# Goal of the exercise
Take the records below and print them verbatim up to and including the line that carries "from matplotlib.patches import Rectangle".

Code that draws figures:
((
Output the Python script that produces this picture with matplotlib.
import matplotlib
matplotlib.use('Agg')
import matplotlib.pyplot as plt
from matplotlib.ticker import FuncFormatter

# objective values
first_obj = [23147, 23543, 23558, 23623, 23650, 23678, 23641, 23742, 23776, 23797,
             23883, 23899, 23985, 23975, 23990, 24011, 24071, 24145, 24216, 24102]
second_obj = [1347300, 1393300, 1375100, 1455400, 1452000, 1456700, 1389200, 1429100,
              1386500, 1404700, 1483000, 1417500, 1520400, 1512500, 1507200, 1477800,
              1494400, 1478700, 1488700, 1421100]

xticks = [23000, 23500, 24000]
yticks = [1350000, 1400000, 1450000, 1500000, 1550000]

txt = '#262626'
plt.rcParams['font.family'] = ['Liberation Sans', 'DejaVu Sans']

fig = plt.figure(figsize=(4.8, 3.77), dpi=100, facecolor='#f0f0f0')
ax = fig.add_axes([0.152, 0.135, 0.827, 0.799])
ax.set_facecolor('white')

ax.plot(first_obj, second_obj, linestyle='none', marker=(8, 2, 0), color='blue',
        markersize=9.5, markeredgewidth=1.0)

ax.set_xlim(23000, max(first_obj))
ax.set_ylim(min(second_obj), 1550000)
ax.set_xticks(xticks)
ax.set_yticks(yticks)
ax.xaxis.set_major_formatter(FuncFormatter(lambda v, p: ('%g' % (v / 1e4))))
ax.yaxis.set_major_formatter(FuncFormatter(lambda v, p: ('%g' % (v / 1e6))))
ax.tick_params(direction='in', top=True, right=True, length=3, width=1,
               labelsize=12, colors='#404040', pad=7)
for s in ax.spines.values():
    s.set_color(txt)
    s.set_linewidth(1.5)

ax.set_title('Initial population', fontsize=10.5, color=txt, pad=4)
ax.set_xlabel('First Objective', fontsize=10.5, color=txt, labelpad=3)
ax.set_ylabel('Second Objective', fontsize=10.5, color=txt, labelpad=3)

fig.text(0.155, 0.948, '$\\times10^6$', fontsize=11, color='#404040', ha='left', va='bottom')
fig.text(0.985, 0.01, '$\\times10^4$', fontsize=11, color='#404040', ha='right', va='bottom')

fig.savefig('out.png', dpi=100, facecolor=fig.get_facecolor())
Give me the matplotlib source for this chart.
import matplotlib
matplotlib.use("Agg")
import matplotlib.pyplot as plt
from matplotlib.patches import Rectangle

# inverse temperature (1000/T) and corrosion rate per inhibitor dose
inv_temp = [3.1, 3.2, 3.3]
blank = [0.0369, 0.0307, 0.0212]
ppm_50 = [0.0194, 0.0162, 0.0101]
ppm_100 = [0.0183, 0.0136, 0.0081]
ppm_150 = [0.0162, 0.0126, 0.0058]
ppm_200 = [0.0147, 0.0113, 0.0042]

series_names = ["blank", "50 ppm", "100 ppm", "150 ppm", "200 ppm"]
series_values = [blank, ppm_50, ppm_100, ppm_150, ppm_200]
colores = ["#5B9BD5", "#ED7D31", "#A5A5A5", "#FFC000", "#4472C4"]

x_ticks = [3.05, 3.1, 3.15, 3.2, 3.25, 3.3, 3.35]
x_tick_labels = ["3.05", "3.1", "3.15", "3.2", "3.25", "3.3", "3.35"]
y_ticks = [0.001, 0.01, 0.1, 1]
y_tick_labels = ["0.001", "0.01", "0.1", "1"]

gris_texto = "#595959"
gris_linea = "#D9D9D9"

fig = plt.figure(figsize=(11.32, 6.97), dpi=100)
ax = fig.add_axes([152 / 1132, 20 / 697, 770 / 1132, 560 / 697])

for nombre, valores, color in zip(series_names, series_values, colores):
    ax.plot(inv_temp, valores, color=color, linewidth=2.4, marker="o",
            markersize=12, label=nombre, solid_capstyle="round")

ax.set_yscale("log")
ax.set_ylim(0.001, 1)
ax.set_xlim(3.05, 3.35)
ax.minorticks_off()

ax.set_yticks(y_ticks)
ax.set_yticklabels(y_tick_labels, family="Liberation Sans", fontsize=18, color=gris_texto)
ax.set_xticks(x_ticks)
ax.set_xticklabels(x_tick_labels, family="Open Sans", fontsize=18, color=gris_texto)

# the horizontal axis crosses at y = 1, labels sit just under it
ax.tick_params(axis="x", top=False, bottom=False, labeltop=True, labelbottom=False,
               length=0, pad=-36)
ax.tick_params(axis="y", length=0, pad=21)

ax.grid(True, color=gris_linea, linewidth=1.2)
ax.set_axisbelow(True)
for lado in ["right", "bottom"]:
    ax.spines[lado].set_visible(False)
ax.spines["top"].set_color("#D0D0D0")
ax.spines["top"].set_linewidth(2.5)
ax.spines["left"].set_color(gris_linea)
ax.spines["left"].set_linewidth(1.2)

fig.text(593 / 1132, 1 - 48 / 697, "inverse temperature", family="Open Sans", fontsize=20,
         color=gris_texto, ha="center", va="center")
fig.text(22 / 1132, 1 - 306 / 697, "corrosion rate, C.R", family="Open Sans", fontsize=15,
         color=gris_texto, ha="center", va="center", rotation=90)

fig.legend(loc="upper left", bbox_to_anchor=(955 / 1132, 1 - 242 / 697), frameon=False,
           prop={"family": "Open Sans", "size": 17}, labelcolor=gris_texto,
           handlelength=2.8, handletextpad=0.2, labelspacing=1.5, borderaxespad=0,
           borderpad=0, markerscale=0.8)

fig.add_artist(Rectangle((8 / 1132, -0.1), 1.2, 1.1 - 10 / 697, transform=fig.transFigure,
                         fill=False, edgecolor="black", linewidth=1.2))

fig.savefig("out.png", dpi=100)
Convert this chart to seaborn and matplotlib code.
))
# Solved exercise
Output the Python script that produces this picture with matplotlib.
import matplotlib
matplotlib.use('Agg')
import matplotlib.pyplot as plt
from matplotlib.ticker import FuncFormatter

# objective values
first_obj = [23147, 23543, 23558, 23623, 23650, 23678, 23641, 23742, 23776, 23797,
             23883, 23899, 23985, 23975, 23990, 24011, 24071, 24145, 24216, 24102]
second_obj = [1347300, 1393300, 1375100, 1455400, 1452000, 1456700, 1389200, 1429100,
              1386500, 1404700, 1483000, 1417500, 1520400, 1512500, 1507200, 1477800,
              1494400, 1478700, 1488700, 1421100]

xticks = [23000, 23500, 24000]
yticks = [1350000, 1400000, 1450000, 1500000, 1550000]

txt = '#262626'
plt.rcParams['font.family'] = ['Liberation Sans', 'DejaVu Sans']

fig = plt.figure(figsize=(4.8, 3.77), dpi=100, facecolor='#f0f0f0')
ax = fig.add_axes([0.152, 0.135, 0.827, 0.799])
ax.set_facecolor('white')

ax.plot(first_obj, second_obj, linestyle='none', marker=(8, 2, 0), color='blue',
        markersize=9.5, markeredgewidth=1.0)

ax.set_xlim(23000, max(first_obj))
ax.set_ylim(min(second_obj), 1550000)
ax.set_xticks(xticks)
ax.set_yticks(yticks)
ax.xaxis.set_major_formatter(FuncFormatter(lambda v, p: ('%g' % (v / 1e4))))
ax.yaxis.set_major_formatter(FuncFormatter(lambda v, p: ('%g' % (v / 1e6))))
ax.tick_params(direction='in', top=True, right=True, length=3, width=1,
               labelsize=12, colors='#404040', pad=7)
for s in ax.spines.values():
    s.set_color(txt)
    s.set_linewidth(1.5)

ax.set_title('Initial population', fontsize=10.5, color=txt, pad=4)
ax.set_xlabel('First Objective', fontsize=10.5, color=txt, labelpad=3)
ax.set_ylabel('Second Objective', fontsize=10.5, color=txt, labelpad=3)

fig.text(0.155, 0.948, '$\\times10^6$', fontsize=11, color='#404040', ha='left', va='bottom')
fig.text(0.985, 0.01, '$\\times10^4$', fontsize=11, color='#404040', ha='right', va='bottom')

fig.savefig('out.png', dpi=100, facecolor=fig.get_facecolor())
Give me the matplotlib source for this chart.
import matplotlib
matplotlib.use("Agg")
import matplotlib.pyplot as plt
from matplotlib.patches import Rectangle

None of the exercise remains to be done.